== What is needed ==
Reproduce all lines of the listing below in which the word "that" occurs.

[Charts and diagrams as code]

|---|

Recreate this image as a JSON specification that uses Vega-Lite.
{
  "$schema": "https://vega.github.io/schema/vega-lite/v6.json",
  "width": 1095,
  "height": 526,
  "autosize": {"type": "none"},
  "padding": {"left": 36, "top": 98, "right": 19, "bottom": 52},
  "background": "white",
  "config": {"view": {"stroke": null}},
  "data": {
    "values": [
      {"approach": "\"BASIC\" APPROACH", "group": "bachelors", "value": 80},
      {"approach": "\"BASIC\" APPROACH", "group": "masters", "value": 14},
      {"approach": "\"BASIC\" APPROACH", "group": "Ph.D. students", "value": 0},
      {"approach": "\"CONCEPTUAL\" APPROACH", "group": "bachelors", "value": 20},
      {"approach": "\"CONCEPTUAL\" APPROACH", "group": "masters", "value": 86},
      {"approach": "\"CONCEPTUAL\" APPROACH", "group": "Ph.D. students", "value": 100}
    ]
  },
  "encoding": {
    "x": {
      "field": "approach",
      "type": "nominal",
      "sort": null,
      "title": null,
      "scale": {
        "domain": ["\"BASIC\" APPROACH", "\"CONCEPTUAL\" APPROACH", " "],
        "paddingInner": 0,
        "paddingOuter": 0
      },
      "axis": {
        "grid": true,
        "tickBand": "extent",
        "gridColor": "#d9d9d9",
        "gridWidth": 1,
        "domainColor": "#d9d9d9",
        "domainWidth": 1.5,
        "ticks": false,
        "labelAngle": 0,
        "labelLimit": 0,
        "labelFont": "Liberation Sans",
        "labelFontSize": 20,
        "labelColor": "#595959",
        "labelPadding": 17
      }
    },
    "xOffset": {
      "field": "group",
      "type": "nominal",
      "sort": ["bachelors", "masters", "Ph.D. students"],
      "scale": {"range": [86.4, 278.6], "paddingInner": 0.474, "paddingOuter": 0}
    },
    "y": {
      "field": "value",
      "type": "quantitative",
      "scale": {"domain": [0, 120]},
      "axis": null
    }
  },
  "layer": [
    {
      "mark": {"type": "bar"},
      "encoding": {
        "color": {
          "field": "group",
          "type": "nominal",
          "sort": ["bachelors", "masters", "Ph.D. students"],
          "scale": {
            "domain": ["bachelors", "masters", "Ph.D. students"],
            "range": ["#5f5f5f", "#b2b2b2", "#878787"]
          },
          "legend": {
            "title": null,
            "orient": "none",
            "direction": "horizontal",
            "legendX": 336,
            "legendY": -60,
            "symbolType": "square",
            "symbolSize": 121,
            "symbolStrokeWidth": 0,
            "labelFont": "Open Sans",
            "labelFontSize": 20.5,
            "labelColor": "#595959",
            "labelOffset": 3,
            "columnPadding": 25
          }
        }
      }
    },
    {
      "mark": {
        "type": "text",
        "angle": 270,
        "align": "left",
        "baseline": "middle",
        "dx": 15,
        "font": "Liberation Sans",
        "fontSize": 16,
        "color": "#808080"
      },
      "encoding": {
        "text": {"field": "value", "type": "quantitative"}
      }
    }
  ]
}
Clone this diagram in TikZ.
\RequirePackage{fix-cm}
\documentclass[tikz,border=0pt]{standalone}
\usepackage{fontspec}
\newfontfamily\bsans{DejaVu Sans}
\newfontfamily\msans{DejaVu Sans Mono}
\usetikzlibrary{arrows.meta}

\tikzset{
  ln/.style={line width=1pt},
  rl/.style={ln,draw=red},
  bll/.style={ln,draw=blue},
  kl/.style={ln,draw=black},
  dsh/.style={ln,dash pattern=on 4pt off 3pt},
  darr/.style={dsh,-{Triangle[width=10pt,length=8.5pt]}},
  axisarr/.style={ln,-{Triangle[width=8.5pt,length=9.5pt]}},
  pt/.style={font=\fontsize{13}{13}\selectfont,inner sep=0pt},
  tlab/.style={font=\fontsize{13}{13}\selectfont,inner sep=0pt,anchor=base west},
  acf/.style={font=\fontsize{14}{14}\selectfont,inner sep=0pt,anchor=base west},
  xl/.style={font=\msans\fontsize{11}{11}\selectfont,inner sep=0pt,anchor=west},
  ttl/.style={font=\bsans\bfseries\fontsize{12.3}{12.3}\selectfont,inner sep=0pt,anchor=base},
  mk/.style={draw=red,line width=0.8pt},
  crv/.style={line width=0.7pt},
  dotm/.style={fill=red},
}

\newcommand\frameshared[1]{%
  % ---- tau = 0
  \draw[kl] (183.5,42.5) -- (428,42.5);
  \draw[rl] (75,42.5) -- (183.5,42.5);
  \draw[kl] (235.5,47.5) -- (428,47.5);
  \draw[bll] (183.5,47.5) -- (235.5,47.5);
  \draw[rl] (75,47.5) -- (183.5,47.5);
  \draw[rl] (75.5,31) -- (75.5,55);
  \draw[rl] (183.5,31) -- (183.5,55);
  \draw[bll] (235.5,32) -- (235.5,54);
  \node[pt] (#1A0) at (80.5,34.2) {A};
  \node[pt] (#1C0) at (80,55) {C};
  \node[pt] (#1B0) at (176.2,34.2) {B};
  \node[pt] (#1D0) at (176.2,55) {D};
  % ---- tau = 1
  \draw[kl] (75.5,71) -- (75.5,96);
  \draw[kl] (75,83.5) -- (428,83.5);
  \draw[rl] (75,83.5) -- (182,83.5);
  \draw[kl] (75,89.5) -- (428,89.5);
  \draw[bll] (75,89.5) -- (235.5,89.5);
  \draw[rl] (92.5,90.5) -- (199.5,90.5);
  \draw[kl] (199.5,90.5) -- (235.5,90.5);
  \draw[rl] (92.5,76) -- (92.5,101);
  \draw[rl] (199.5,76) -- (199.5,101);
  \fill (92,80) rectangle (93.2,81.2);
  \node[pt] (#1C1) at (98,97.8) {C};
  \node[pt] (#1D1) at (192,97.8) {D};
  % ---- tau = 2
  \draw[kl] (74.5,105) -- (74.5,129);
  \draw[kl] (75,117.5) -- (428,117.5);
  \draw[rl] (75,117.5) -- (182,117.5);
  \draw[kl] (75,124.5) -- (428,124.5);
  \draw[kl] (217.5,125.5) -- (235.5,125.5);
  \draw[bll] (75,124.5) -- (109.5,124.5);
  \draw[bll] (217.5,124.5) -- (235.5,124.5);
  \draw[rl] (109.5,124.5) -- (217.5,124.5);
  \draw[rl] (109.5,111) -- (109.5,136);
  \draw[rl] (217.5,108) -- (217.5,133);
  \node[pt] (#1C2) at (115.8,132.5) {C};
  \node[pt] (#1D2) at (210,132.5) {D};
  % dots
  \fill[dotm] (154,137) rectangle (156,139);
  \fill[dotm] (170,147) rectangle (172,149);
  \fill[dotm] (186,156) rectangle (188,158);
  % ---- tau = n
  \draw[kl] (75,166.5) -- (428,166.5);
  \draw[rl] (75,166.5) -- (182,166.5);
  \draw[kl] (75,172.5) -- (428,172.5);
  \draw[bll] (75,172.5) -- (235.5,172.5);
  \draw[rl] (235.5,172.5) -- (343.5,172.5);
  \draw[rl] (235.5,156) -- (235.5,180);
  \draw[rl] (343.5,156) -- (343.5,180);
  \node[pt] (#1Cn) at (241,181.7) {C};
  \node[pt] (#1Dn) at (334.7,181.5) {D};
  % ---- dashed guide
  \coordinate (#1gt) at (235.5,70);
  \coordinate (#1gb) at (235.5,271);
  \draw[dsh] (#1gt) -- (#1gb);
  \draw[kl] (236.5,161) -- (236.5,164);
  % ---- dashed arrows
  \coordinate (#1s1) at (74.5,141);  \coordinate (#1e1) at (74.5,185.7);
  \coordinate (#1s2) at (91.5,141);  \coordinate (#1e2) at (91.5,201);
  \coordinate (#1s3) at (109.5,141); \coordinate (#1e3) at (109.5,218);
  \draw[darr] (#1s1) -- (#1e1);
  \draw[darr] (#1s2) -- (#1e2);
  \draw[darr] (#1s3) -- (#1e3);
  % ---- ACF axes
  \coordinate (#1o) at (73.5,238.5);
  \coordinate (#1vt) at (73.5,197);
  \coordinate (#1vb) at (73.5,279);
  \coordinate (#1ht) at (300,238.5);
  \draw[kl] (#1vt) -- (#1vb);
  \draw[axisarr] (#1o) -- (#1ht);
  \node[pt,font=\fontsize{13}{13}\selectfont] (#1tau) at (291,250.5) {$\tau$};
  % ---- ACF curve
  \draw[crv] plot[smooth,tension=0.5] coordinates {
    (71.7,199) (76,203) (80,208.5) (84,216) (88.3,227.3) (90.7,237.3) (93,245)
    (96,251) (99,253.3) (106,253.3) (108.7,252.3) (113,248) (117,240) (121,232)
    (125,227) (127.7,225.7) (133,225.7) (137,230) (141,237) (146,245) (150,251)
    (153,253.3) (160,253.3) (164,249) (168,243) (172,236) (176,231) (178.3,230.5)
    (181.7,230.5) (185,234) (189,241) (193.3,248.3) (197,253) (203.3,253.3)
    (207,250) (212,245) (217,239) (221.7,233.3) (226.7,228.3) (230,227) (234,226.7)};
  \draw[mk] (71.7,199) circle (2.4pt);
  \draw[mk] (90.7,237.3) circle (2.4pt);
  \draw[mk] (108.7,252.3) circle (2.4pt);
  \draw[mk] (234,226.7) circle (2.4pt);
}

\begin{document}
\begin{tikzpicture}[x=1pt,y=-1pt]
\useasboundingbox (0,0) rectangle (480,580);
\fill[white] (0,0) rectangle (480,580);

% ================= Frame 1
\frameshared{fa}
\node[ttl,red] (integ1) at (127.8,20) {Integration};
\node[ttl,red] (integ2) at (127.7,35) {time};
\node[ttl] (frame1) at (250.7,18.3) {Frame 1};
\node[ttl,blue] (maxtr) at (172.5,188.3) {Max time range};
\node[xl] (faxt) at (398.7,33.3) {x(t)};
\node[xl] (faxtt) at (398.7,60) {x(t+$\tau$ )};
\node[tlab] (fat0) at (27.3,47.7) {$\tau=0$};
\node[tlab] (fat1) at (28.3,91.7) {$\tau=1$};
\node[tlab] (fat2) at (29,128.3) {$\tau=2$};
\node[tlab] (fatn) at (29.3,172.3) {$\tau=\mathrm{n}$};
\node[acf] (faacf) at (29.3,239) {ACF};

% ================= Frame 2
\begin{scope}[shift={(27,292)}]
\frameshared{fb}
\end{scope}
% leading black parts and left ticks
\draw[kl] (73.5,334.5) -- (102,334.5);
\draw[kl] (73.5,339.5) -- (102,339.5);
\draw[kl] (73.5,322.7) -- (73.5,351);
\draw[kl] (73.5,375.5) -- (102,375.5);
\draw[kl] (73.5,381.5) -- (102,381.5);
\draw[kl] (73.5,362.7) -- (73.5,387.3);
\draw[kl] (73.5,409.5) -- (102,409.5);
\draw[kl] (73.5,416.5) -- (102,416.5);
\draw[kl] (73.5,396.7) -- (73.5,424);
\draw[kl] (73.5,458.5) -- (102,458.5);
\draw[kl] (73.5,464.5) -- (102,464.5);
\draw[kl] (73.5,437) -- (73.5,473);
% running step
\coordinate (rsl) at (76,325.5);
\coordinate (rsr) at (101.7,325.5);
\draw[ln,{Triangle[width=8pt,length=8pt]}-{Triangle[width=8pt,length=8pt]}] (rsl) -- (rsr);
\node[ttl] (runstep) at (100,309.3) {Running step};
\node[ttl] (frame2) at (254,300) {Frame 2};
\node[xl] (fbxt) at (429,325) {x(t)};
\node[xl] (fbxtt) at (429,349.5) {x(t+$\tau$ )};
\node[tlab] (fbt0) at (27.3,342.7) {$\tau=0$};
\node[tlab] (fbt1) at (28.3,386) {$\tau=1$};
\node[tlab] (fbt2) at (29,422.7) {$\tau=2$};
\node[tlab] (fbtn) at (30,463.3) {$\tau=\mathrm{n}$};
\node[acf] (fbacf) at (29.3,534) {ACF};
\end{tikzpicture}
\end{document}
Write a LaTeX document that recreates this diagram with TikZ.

|---|

== Output below ==
Recreate this image as a JSON specification that uses Vega-Lite.
Write a LaTeX document that recreates this diagram with TikZ.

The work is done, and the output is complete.